▽

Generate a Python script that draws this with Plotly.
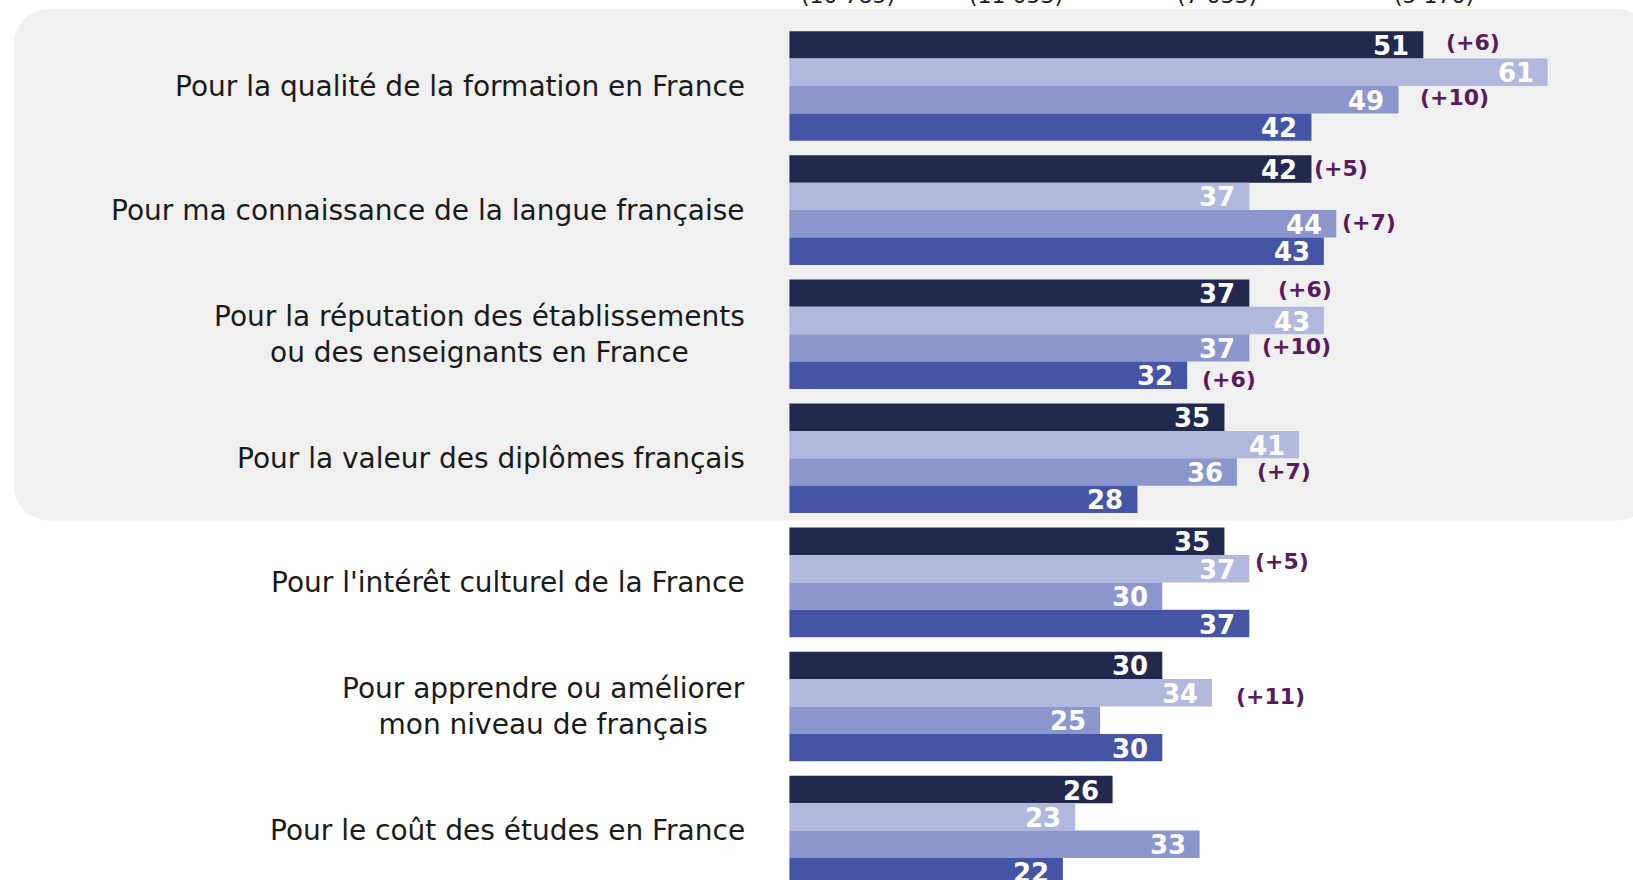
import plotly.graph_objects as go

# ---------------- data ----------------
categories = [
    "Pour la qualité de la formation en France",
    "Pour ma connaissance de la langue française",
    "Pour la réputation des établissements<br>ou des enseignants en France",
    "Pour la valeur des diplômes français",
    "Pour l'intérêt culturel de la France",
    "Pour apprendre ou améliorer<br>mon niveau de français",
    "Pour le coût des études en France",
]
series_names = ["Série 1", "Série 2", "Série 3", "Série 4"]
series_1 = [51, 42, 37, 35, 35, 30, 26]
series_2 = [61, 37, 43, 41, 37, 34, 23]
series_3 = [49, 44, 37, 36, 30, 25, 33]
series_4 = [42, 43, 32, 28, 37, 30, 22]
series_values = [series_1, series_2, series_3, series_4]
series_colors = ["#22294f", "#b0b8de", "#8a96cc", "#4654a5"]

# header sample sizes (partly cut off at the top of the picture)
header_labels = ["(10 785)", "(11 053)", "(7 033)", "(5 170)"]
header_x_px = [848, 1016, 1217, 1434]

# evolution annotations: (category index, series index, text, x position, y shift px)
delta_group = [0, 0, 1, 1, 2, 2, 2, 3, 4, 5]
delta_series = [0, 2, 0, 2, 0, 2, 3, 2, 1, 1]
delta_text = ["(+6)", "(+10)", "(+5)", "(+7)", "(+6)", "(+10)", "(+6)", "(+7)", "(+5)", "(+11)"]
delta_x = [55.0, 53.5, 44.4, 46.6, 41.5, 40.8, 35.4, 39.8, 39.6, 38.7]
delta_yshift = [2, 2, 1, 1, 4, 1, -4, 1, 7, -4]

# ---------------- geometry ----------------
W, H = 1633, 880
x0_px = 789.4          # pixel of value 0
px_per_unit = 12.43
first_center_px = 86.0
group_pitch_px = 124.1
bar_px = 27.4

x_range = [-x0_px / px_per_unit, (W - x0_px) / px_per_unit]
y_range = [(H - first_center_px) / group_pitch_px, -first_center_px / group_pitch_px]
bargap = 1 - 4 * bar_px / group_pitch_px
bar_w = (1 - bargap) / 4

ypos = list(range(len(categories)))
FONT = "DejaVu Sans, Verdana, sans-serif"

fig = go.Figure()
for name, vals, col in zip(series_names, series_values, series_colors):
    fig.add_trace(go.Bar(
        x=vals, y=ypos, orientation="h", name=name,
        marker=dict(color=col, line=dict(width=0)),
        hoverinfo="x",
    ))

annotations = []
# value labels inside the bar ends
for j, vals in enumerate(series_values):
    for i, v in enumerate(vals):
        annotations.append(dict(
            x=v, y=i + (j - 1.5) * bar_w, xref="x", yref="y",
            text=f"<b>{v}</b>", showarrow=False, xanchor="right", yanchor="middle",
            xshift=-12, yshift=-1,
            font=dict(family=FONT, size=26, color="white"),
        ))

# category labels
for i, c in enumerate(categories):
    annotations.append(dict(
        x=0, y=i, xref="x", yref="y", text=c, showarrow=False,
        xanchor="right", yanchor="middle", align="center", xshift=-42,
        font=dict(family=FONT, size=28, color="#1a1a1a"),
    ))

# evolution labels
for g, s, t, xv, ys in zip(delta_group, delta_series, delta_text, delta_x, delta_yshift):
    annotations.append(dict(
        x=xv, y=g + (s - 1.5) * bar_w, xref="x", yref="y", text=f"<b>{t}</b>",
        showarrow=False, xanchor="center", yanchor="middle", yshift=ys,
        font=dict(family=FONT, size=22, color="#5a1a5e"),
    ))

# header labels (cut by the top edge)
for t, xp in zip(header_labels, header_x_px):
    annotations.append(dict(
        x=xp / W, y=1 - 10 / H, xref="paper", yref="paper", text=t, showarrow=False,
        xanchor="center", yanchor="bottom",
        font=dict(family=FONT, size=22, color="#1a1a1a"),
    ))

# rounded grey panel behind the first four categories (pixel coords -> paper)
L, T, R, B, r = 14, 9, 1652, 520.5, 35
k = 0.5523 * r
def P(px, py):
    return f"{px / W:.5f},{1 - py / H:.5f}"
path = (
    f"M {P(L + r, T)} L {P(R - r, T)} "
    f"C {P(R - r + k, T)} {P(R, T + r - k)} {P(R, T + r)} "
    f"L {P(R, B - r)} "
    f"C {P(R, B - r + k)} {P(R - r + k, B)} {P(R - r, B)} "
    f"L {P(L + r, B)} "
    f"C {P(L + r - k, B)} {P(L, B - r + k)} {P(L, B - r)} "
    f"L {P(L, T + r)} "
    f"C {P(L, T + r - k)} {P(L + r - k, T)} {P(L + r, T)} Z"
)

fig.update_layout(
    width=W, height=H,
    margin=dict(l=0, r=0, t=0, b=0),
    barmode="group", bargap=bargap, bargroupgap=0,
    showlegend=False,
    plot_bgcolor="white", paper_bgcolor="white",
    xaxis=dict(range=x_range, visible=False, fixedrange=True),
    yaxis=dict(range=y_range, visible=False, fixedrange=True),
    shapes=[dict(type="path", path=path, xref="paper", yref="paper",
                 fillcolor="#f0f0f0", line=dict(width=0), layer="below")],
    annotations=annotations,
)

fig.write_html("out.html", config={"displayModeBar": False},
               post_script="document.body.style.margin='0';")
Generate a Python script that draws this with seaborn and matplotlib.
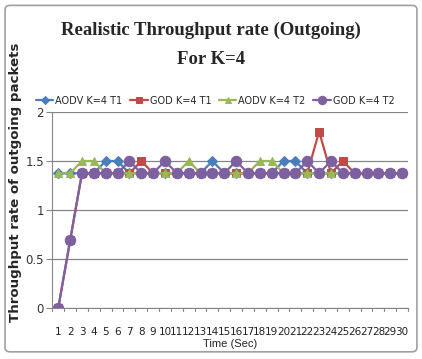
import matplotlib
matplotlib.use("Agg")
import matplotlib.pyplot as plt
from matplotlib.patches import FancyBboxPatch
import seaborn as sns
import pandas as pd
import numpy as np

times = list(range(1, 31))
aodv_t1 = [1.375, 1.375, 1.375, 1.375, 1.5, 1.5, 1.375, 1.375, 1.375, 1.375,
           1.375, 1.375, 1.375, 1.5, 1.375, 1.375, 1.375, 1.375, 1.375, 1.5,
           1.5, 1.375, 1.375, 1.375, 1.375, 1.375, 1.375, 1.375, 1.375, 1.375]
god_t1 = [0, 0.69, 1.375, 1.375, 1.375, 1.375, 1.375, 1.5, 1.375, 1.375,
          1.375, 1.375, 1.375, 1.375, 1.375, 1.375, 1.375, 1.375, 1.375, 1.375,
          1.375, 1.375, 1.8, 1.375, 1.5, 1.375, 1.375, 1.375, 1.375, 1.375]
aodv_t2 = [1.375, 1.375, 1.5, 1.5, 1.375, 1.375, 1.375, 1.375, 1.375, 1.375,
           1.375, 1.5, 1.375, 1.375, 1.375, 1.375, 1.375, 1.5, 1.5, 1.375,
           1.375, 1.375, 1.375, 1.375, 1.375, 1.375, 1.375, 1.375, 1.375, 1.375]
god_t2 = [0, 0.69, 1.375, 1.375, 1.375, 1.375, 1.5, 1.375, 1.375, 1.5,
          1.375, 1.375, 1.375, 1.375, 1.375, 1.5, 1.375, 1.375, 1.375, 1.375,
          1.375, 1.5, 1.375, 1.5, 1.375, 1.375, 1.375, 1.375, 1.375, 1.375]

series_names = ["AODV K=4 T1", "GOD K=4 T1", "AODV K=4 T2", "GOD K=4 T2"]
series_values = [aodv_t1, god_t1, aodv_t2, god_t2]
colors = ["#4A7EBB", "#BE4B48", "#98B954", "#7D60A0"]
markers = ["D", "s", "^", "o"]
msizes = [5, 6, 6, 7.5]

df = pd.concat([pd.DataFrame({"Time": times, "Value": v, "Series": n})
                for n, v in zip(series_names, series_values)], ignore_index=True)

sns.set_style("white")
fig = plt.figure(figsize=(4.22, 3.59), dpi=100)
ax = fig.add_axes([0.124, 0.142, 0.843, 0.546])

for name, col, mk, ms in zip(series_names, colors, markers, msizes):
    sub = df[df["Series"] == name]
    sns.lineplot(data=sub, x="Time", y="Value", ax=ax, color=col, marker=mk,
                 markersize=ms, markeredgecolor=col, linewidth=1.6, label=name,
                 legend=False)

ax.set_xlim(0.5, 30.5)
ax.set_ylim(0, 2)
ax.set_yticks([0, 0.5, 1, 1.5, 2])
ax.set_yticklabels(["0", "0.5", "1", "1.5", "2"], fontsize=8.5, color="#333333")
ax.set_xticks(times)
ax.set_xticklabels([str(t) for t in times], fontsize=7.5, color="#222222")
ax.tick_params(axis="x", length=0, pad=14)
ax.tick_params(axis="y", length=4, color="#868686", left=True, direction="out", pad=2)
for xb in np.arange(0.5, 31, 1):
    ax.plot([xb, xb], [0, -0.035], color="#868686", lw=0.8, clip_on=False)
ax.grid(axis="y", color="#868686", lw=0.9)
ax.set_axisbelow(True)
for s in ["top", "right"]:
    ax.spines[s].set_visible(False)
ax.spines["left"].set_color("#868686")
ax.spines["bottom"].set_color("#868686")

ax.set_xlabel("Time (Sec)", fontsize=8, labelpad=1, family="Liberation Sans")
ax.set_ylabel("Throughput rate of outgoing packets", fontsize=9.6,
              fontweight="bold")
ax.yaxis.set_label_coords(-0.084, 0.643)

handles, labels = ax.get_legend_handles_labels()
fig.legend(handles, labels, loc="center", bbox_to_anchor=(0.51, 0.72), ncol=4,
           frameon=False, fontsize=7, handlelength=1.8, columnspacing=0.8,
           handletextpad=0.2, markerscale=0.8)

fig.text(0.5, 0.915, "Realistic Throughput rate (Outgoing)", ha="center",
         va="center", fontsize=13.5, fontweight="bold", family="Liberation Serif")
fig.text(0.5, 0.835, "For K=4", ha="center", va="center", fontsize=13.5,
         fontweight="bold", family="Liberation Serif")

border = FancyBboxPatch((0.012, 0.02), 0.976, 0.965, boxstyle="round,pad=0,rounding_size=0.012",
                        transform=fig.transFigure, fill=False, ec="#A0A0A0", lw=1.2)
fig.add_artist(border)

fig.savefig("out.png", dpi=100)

△

_EXERCISE BRIEF_
Using the records above, find and show each line with the string "this".

_PROBLEM SOLUTION_
Generate a Python script that draws this with Plotly.
Generate a Python script that draws this with seaborn and matplotlib.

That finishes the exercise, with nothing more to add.